There's only so much one human head can hold; the rocket men who started out in the twenties and early thirties were the project leaders of the late thirties and forties, the experimenters of the thirties and forties were the project leaders of the actual space age; Tsander (most of the references I have to him spell it in the Russian style) was an ideas man, and a great one, but how at home he would have been in the nuts and bolts of practical rocketry, not many from his generation made the leap. (Von Braun was largely a propagandist in the American years, IMO.)
The big problem, the watershed, is that GIRD got the bulk of their funding from the military, under Tukachevsky's patronage, which made them collateral damage in Stalin's purges.
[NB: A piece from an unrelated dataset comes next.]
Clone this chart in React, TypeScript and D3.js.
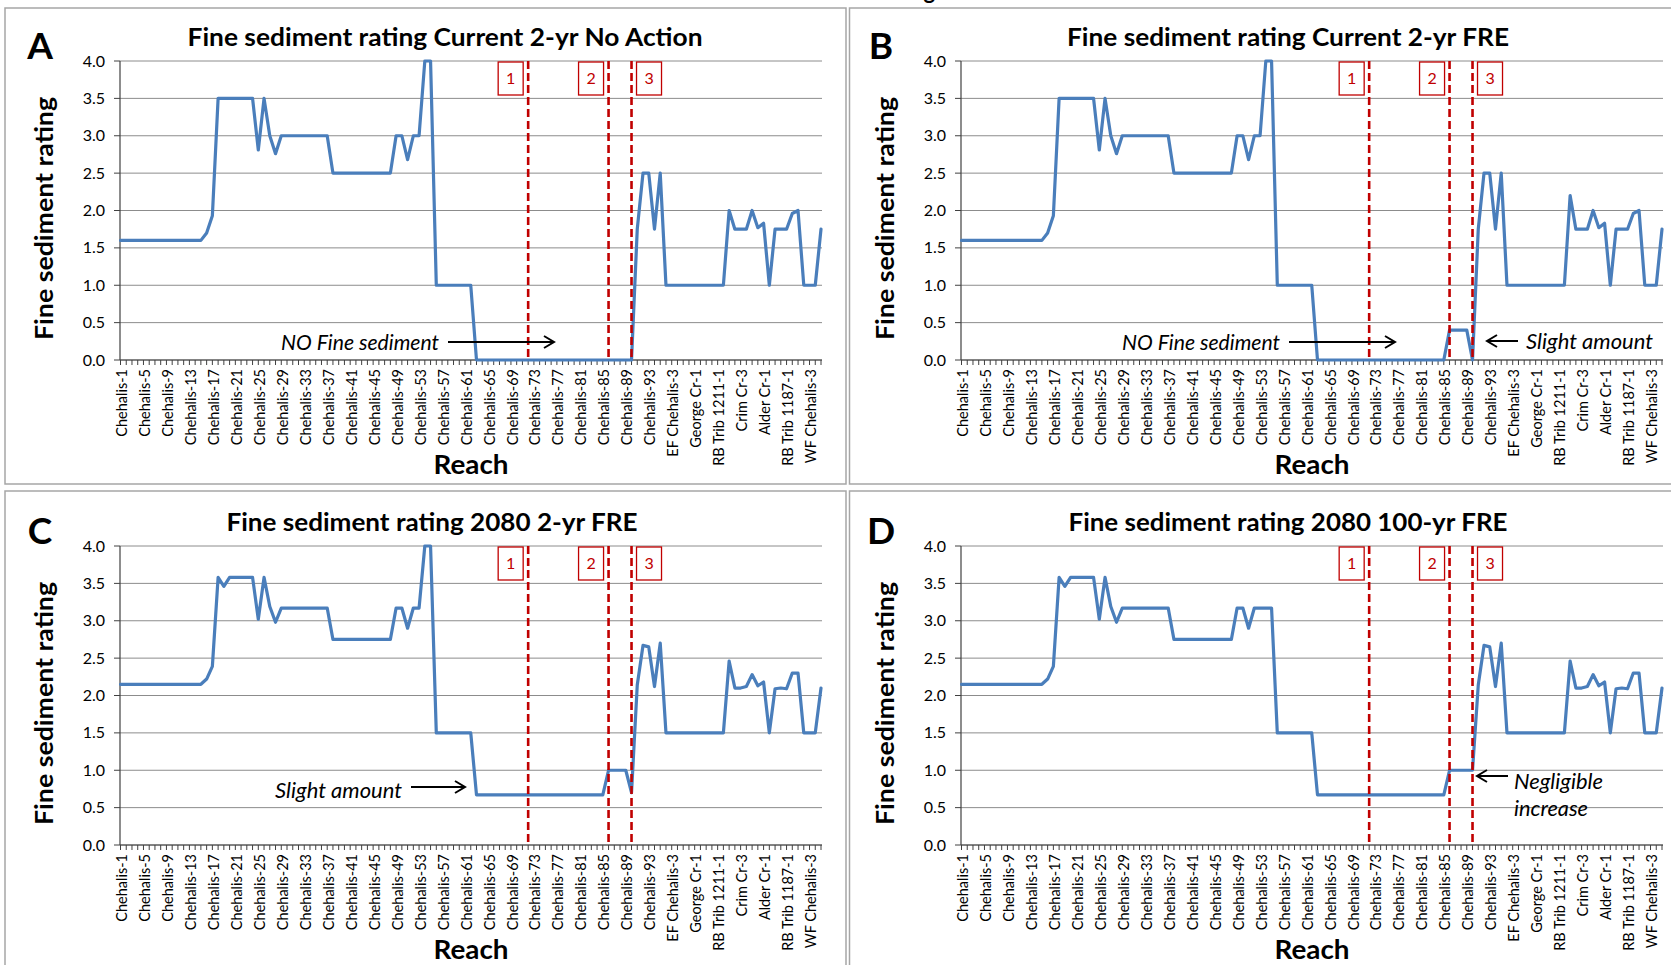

Glushko denounced Korolev to save his own skin, after some of the early experiments did not go well.
That period of national paranoia is the problem, the Soviet space program was maimed in the womb by it, and Tsander's role, had he been alive at the time? As someone with personal ties to Lenin, he would quite likely have been an additional target. Being a Baltic German wouldn't help. The odds are that he would not have survived the Yezhovschina.
The best thing he could probably do for the Soviet space program, given how likely he is to be a victim of politics, probably would be to protect the rest of the group- not least from each other- by taking the blame. The idea of him being active into the fifties and sixties, you'd need a Stalin whose value system did not revolve entirely around politics for that.